At some point, the restless audience started to wonder whether Ja Rule was actually there. Like when Ashanti vamped to a random DJ set in the middle of her performance, playing songs like Too Short’s “Blow the Whistle” and other songs for which Ashanti is not collecting royalty checks. When Ja Rule finally appeared after Ashanti was onstage for an hour and 10 minutes (maybe he was downloading The Life of Pablo, which Kanye happened to release in the middle of the concert), he was joined by Murder Inc. founder Irv Gotti, who performed hype-man duties as Ja rapped various songs that you might think Ashanti was on, but then you remember people like Lil’ Mo, Christina Milian, and Vita exist and sang many of Ja Rule’s singles with him. This is when you remember that Ja and Ashanti actually only have three songs together. This is when you realize that this was not a joint show so much as a show in which Ashanti opened for Ja.

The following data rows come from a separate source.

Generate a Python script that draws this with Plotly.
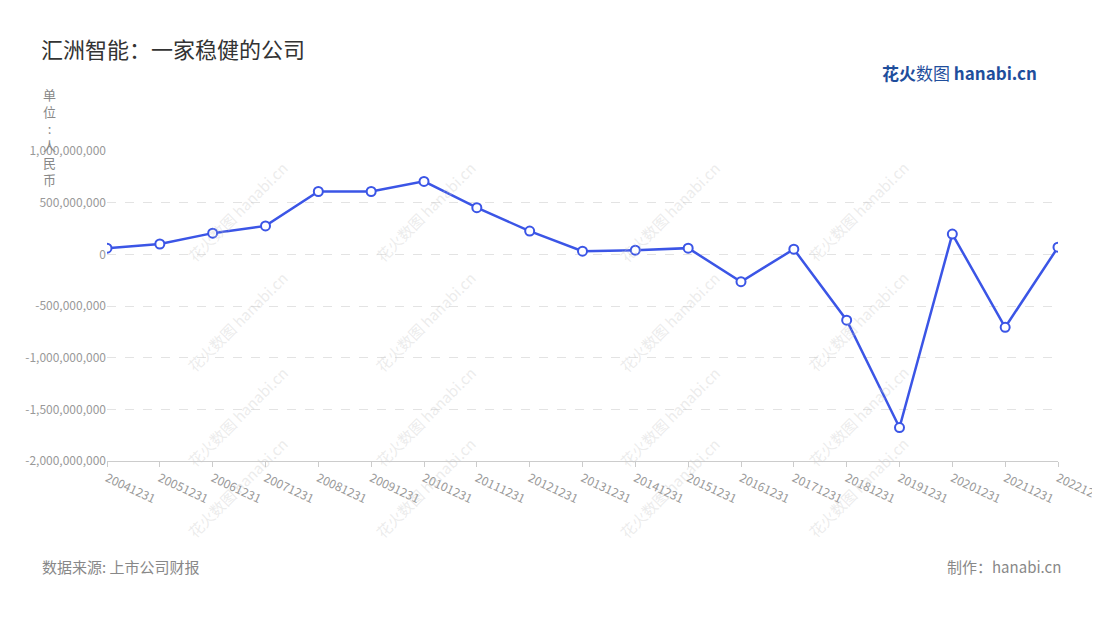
import plotly.graph_objects as go

years = ["20041231", "20051231", "20061231", "20071231", "20081231", "20091231",
         "20101231", "20111231", "20121231", "20131231", "20141231", "20151231",
         "20161231", "20171231", "20181231", "20191231", "20201231", "20211231",
         "20221231"]
profit = [60e6, 100e6, 205e6, 275e6, 608e6, 608e6, 706e6, 451e6, 225e6, 30e6,
          40e6, 60e6, -265e6, 50e6, -637e6, -1676e6, 196e6, -706e6, 69e6]
y_ticks = [1e9, 5e8, 0, -5e8, -1e9, -1.5e9, -2e9]
y_labels = ["1,000,000,000", "500,000,000", "0", "-500,000,000",
            "-1,000,000,000", "-1,500,000,000", "-2,000,000,000"]

fig = go.Figure(go.Scatter(
    x=years, y=profit, mode="lines+markers",
    line=dict(color="#3b55e6", width=2.5),
    marker=dict(size=9, color="white", line=dict(color="#3b55e6", width=2)),
))

# faint watermarks
for wx in [0.077, 0.335, 0.592, 0.85]:
    for wy in [0.99, 0.45, -0.04, -0.27]:
        fig.add_annotation(x=wx, y=wy, xref="paper", yref="paper", showarrow=False,
                           text="花火数图 hanabi.cn", textangle=-45,
                           font=dict(size=15, color="rgba(200,200,200,0.35)"))

fig.update_layout(
    width=1100, height=620, plot_bgcolor="white", paper_bgcolor="white",
    margin=dict(l=99, r=50, t=143, b=167),
    font=dict(family="Noto Sans CJK SC", color="#999"),
    showlegend=False,
    title=dict(text="汇洲智能：一家稳健的公司", x=0.03, xanchor="left", y=0.945,
               font=dict(size=22, color="#333")),
    xaxis=dict(showgrid=False, showline=True, linecolor="#ccc", ticks="outside",
               tickcolor="#ccc", tickangle=25, tickfont=dict(size=12, color="#999"),
               range=[0, 18], zeroline=False, automargin=False, type="category"),
    yaxis=dict(range=[-2e9, 1e9], tickvals=y_ticks, ticktext=y_labels,
               gridcolor="#e3e3e3", griddash="dash", zeroline=False, automargin=False,
               tickfont=dict(size=12, color="#999")),
)
fig.add_annotation(x=-0.06, y=1.22, xref="paper", yref="paper", showarrow=False,
                   xanchor="center", yanchor="top", align="center",
                   text="单<br>位<br>:<br>人<br>民<br>币",
                   font=dict(size=13, color="#888"))
fig.add_annotation(x=-0.07, y=-0.38, xref="paper", yref="paper", showarrow=False,
                   xanchor="left", text="数据来源: 上市公司财报",
                   font=dict(size=15, color="#888"))
fig.add_annotation(x=1.005, y=-0.38, xref="paper", yref="paper", showarrow=False,
                   xanchor="right", text="制作：hanabi.cn",
                   font=dict(size=15, color="#888"))
fig.add_annotation(x=0.98, y=1.30, xref="paper", yref="paper", showarrow=False,
                   xanchor="right",
                   text="<b>花火</b>数图 <b>hanabi.cn</b>",
                   font=dict(size=17, color="#1f4e9c"))
fig.write_html("out.html")
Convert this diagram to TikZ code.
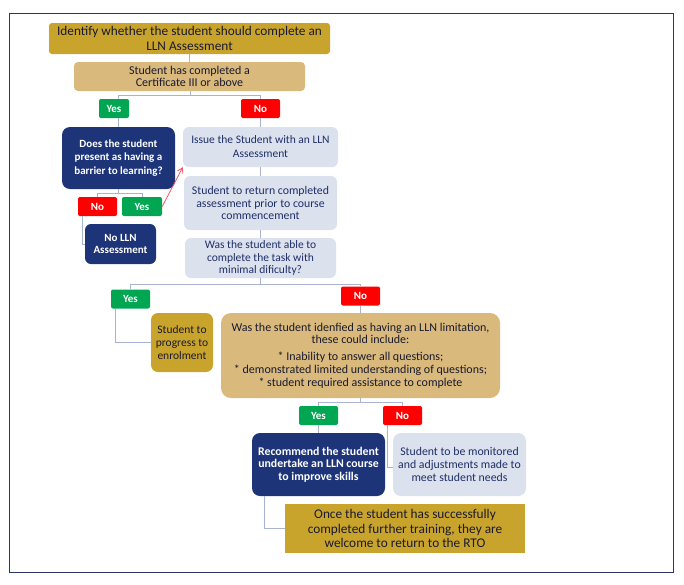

Early in the night, before the show began, an audience member named Dominic walked in wearing a floor-length fur coat. He was joined by his girlfriend and another couple, all in fur coats. I asked him what inspired the fur coats, and he said Ashanti and Ja represented the “best years of [his] life,” and “Always on Time” gave him his “first boner.” Ashanti and Ja didn’t perform “Always on Time” until 11:18, while the audience for the second show waited outside for doors that were supposed to be open at 10. I looked around for Dominic to see if he was enjoying the night, but he was already gone. I hope he had a good Valentine’s Day.